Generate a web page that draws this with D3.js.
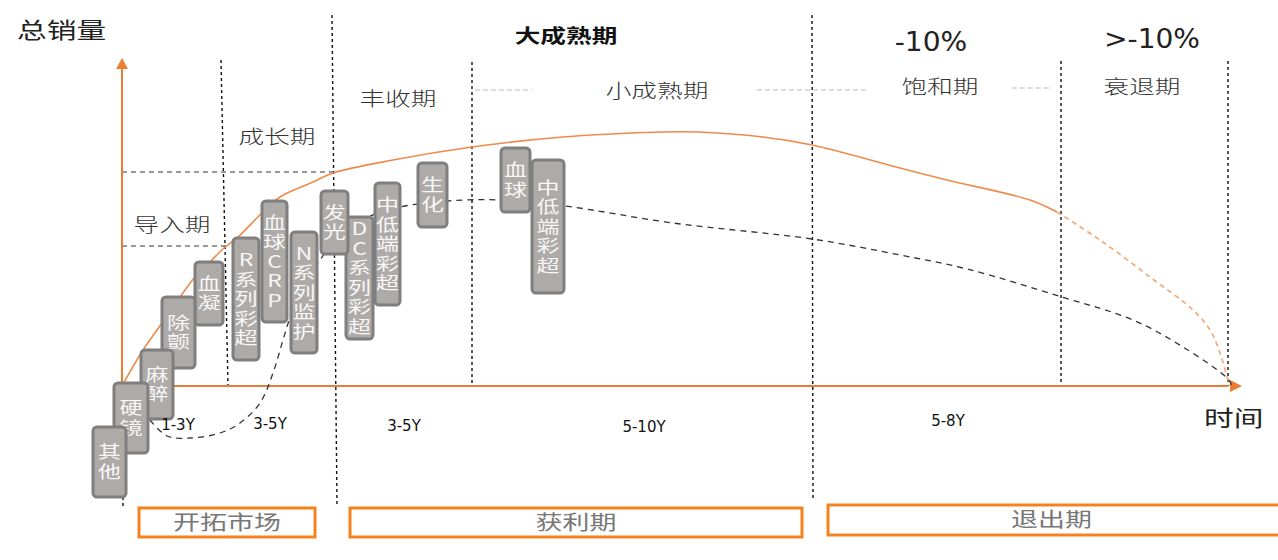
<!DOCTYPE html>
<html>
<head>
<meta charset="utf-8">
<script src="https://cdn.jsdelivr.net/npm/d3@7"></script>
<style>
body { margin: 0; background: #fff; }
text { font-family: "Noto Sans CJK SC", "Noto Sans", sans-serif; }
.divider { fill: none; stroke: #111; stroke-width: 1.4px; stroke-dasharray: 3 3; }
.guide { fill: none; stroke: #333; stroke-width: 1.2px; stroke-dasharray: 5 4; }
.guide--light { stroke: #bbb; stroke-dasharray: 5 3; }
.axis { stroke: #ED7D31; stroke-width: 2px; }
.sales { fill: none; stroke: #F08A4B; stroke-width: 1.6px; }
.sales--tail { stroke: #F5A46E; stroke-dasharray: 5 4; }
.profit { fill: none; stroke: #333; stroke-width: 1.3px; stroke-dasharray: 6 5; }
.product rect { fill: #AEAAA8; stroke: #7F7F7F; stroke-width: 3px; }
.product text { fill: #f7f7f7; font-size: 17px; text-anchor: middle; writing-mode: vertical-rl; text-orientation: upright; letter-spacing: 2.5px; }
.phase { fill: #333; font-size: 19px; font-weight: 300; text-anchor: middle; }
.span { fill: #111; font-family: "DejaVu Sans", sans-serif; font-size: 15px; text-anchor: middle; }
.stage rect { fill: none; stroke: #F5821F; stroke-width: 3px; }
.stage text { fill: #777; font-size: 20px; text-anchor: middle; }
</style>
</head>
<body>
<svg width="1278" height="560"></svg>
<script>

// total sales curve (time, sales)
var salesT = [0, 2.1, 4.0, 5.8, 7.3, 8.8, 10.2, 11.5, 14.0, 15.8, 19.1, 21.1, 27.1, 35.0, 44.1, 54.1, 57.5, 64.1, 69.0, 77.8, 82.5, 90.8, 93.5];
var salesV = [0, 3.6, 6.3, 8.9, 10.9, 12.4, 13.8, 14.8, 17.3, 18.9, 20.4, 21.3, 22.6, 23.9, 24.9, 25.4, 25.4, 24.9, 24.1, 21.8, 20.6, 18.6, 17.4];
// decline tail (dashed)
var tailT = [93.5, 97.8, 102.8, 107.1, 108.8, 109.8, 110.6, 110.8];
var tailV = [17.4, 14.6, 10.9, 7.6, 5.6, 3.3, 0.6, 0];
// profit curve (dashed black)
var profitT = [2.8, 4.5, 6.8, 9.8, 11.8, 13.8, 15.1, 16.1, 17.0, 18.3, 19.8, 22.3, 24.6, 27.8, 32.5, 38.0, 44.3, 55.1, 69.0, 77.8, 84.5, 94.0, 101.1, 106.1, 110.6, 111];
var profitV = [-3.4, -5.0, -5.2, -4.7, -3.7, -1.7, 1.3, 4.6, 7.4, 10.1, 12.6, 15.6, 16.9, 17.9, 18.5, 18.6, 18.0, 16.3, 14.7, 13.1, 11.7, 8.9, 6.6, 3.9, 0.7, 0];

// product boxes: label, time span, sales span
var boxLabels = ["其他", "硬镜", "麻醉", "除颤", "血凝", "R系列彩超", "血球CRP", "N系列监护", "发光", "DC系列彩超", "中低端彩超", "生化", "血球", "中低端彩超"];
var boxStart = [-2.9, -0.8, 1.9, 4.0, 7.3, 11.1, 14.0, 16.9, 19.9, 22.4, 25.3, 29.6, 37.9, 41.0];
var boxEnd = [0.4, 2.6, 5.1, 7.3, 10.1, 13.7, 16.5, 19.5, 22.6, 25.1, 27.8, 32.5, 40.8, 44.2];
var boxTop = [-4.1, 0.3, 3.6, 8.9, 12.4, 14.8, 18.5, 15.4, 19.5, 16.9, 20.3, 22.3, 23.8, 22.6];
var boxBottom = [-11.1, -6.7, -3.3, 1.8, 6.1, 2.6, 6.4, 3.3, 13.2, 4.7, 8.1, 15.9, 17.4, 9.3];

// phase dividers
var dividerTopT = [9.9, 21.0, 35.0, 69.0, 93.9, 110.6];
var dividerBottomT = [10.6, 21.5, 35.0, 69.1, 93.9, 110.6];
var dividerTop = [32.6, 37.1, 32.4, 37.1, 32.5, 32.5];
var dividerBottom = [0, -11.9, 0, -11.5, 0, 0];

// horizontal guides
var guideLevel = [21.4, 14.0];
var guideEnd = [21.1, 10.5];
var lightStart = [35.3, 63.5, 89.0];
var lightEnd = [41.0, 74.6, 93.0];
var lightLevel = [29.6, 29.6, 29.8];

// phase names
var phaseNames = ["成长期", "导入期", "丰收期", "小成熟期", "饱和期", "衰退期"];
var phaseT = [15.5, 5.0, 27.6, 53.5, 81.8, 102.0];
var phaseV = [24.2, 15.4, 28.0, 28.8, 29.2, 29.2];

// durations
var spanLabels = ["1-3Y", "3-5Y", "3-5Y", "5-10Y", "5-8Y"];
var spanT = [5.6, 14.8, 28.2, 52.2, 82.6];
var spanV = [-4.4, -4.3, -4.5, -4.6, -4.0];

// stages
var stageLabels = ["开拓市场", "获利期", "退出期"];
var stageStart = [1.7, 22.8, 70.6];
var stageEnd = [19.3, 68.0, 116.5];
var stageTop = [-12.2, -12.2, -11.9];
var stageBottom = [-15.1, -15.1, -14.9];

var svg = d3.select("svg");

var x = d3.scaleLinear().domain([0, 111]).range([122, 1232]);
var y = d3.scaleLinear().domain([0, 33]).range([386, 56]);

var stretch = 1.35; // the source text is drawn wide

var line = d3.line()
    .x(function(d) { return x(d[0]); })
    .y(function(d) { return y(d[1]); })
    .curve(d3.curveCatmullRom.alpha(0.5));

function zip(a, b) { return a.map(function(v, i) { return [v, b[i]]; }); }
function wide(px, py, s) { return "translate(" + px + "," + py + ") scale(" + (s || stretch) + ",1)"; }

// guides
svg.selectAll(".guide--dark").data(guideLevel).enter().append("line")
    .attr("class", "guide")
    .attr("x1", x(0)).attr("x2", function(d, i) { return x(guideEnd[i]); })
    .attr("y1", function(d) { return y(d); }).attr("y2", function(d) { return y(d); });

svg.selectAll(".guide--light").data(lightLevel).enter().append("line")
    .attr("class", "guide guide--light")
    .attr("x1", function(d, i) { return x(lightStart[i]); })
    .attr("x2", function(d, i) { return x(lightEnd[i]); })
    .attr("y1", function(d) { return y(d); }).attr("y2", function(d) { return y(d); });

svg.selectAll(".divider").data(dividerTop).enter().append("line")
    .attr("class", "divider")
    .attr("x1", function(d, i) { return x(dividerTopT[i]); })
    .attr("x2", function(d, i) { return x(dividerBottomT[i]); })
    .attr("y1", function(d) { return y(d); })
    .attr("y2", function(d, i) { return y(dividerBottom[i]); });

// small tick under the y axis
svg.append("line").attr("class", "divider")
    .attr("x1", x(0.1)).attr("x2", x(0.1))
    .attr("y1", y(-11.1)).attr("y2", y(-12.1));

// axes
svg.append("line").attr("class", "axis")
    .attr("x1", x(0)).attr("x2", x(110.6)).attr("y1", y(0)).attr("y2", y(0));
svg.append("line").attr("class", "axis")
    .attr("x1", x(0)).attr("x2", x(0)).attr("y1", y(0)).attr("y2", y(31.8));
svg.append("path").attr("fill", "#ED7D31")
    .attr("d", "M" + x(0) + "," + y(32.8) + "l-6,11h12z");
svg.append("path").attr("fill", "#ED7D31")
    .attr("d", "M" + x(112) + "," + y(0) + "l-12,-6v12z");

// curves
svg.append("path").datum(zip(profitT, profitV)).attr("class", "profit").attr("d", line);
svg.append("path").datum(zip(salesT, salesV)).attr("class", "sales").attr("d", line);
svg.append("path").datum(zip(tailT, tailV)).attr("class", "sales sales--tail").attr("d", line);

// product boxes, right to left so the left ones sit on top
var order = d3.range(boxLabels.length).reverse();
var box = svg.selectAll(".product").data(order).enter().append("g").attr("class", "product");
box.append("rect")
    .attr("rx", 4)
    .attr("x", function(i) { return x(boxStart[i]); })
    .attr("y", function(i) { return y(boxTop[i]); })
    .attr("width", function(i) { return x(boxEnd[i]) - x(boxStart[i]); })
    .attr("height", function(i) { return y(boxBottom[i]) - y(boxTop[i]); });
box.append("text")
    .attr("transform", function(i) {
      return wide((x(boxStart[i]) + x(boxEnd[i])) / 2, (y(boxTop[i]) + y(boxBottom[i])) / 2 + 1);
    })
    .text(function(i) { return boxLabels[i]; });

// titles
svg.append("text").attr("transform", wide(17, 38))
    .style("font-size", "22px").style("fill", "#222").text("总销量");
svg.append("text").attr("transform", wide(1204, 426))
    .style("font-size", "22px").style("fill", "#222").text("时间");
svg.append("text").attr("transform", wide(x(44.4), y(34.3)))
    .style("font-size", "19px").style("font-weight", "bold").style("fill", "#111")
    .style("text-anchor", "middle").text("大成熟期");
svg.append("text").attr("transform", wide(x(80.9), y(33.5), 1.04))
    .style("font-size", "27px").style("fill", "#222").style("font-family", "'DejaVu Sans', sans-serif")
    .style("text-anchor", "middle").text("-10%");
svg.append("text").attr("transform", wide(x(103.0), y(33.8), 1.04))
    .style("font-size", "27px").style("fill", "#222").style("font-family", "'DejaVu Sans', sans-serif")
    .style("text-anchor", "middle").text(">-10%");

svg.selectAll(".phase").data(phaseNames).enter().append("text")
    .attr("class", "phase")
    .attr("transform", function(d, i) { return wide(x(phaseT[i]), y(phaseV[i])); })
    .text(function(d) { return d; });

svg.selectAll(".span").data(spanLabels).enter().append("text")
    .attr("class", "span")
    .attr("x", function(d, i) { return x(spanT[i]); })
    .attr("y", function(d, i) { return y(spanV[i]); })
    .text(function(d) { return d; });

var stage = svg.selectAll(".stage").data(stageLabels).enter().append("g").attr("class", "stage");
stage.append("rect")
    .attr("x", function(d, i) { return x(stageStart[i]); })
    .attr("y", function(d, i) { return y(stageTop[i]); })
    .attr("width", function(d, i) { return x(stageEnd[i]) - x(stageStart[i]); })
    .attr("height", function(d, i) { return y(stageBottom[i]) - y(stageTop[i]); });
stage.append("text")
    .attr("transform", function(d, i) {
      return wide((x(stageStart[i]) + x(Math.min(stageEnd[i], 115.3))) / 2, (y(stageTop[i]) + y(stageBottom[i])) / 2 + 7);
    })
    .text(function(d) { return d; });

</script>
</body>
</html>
------------------------------------------------------------
Goal of the exercise —
The lines from the start of the data through the line that contains "3.9, 0.7, 0];" are to be returned exactly, please, with both ends included and every picture left out.

Completed task —
Generate a web page that draws this with D3.js.
<!DOCTYPE html>
<html>
<head>
<meta charset="utf-8">
<script src="https://cdn.jsdelivr.net/npm/d3@7"></script>
<style>
body { margin: 0; background: #fff; }
text { font-family: "Noto Sans CJK SC", "Noto Sans", sans-serif; }
.divider { fill: none; stroke: #111; stroke-width: 1.4px; stroke-dasharray: 3 3; }
.guide { fill: none; stroke: #333; stroke-width: 1.2px; stroke-dasharray: 5 4; }
.guide--light { stroke: #bbb; stroke-dasharray: 5 3; }
.axis { stroke: #ED7D31; stroke-width: 2px; }
.sales { fill: none; stroke: #F08A4B; stroke-width: 1.6px; }
.sales--tail { stroke: #F5A46E; stroke-dasharray: 5 4; }
.profit { fill: none; stroke: #333; stroke-width: 1.3px; stroke-dasharray: 6 5; }
.product rect { fill: #AEAAA8; stroke: #7F7F7F; stroke-width: 3px; }
.product text { fill: #f7f7f7; font-size: 17px; text-anchor: middle; writing-mode: vertical-rl; text-orientation: upright; letter-spacing: 2.5px; }
.phase { fill: #333; font-size: 19px; font-weight: 300; text-anchor: middle; }
.span { fill: #111; font-family: "DejaVu Sans", sans-serif; font-size: 15px; text-anchor: middle; }
.stage rect { fill: none; stroke: #F5821F; stroke-width: 3px; }
.stage text { fill: #777; font-size: 20px; text-anchor: middle; }
</style>
</head>
<body>
<svg width="1278" height="560"></svg>
<script>

// total sales curve (time, sales)
var salesT = [0, 2.1, 4.0, 5.8, 7.3, 8.8, 10.2, 11.5, 14.0, 15.8, 19.1, 21.1, 27.1, 35.0, 44.1, 54.1, 57.5, 64.1, 69.0, 77.8, 82.5, 90.8, 93.5];
var salesV = [0, 3.6, 6.3, 8.9, 10.9, 12.4, 13.8, 14.8, 17.3, 18.9, 20.4, 21.3, 22.6, 23.9, 24.9, 25.4, 25.4, 24.9, 24.1, 21.8, 20.6, 18.6, 17.4];
// decline tail (dashed)
var tailT = [93.5, 97.8, 102.8, 107.1, 108.8, 109.8, 110.6, 110.8];
var tailV = [17.4, 14.6, 10.9, 7.6, 5.6, 3.3, 0.6, 0];
// profit curve (dashed black)
var profitT = [2.8, 4.5, 6.8, 9.8, 11.8, 13.8, 15.1, 16.1, 17.0, 18.3, 19.8, 22.3, 24.6, 27.8, 32.5, 38.0, 44.3, 55.1, 69.0, 77.8, 84.5, 94.0, 101.1, 106.1, 110.6, 111];
var profitV = [-3.4, -5.0, -5.2, -4.7, -3.7, -1.7, 1.3, 4.6, 7.4, 10.1, 12.6, 15.6, 16.9, 17.9, 18.5, 18.6, 18.0, 16.3, 14.7, 13.1, 11.7, 8.9, 6.6, 3.9, 0.7, 0];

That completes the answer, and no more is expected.